When California voters approved Proposition 14 in 2010, creating a top-two primary system, its supporters (notably Republican Governor Arnold Schwarzenegger and Lieutenant Governor Abel Maldonado, though a few Democrats backed it as well) argued that getting rid of partisan primaries would help moderates in both parties make it to general elections, presumably by attracting voters from the other party. Instead of the normal system of separate Democratic and Republican primaries, the idea was to put all candidates, regardless of party, in the same nonpartisan primary. The top-two finishers, regardless of their percentage of the vote, go onto the general election ballot.
The initial results of top two after its implementation in 2011 were not particularly positive for the “moderates will rule” hypothesis. And there’s a strong case that a very different “reform” — the institution of a politically neutral redistricting system run by an independent group of citizens — has done much more to restrain “extremism” in the two major parties.
And we’re now beginning to see some of the more perverse consequences of top two as pols learn to manipulate the system. They could, in fact, have a significant effect on the battle for control of the House this November. Dan Walters of CALmatters explains:
[T]he GOP may be pulling off one of history’s most audacious political coups, one that could save the seats of several embattled Republican members of Congress and potentially preserve the party’s control of the House….

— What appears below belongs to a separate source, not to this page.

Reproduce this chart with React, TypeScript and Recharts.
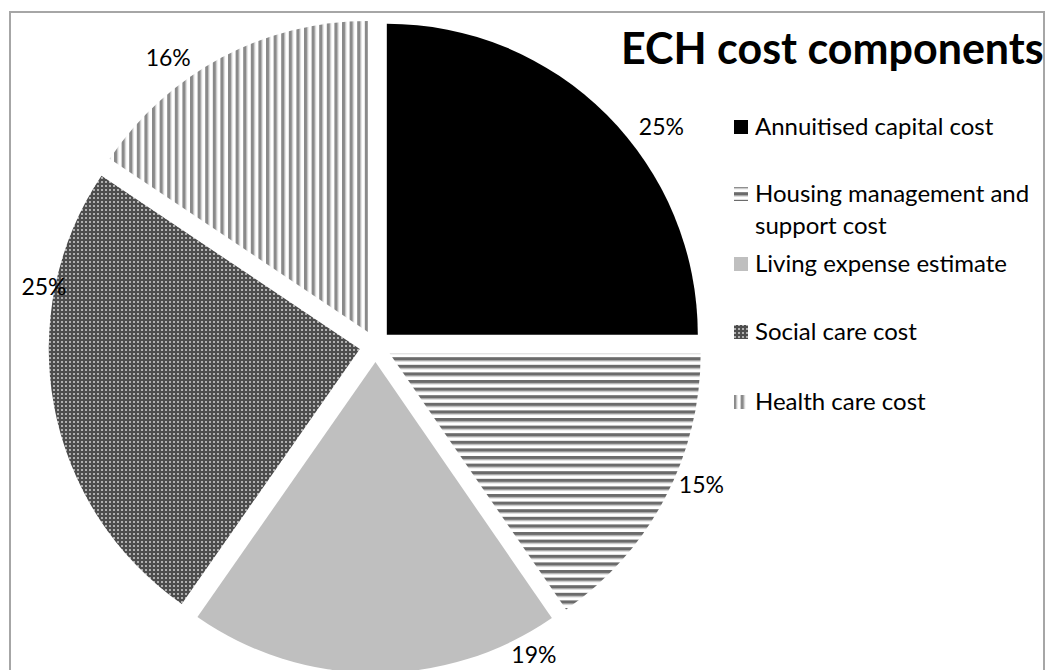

In several of the most vulnerable districts with large numbers of potential Democratic challengers, well-known Republicans have also filed their candidacies. Under the state’s primary election system, the top two finishers in June face each other in November regardless of any party affiliation. With so many Democrats on the June ballot, the chances for Republican vs. Republican runoffs in those districts are high.
In some cases, it’s just a matter of Republicans running fewer candidates than Democrats in competitive open-seat contests. But there are also a couple of suspicious races involving sudden GOP competition against Republican incumbents:
Take, for instance, Orange County Congressman Dana Rohrabacher, who has faced sharp criticism for his apparent affection for Russian President Vladimir Putin and who represents one of seven GOP-held districts in California that voted for Hillary Clinton in 2016.
Rohrabacher has 15 challengers, including eight Democrats. But the one drawing the most attention is Scott Baugh, a former Republican assemblyman and former county GOP chairman.
Baugh insists that his bid to dislodge Rohrabacher is genuine, saying the congressman “has lost focus on what’s important.” But he’s also a longtime friend of Rohrabacher and the best known challenger so could easily wind up as the congressman’s only foe in November. If so, the seat would be guaranteed to remain in GOP hands.
In the old days, this sort of tactic was referred to as running a “loser,” a silent partner of a front-runner whose job was to undercut a rival. Maybe that’s an unfair accusation to make against Baugh, but there does seem to be a pattern emerging among California Republicans in these critical congressional races. Two other vulnerable House Republican incumbents, Jeff Denham and Duncan Hunter, have also drawn suspiciously convenient major intraparty opponents.
But it’s not just Republicans who could be manipulating top two in a manner that is alien to the centrist-encouraging advertising that accompanied creation of the new system. You won’t find this in print anywhere, but little birdies have told me that California progressives backing Gavin Newsom’s gubernatorial campaign and Kevin de León’s Senate bid are hoping a Republican makes the general election against Newsom. The theory is that dispatching the generally more centrist Democrat Antonio Villaraigosa in the primary would sideline the money of his charter-school-promoting backers (the primary source of ads for the former Los Angeles mayor) and enable progressives to focus their cash and energy on de León’s uphill struggle to knock off Senator Dianne Feinstein. Since no Republican is likely to win a statewide race in California these days, why allow a second Democrat to make the general election?
To be clear, there’s nothing inherently wrong with this progressive strategy; unlike the GOP “find a loser” tact, it’s not dishonest. But both practices do show that pols are figuring out how to game the top-two system. And there is something a bit unsettling about how relatively easy it is in some cases to use low-turnout primaries (so far top two has done nothing to lift California’s abysmal turnout levels for primaries) to control access to high-turnout general elections. That was, ironically, one of the complaints about partisan primaries made by top-ten promoters. Turns out you can’t take the politics out of politics. This is a rule that process-focused “reformers” really need to take to heart.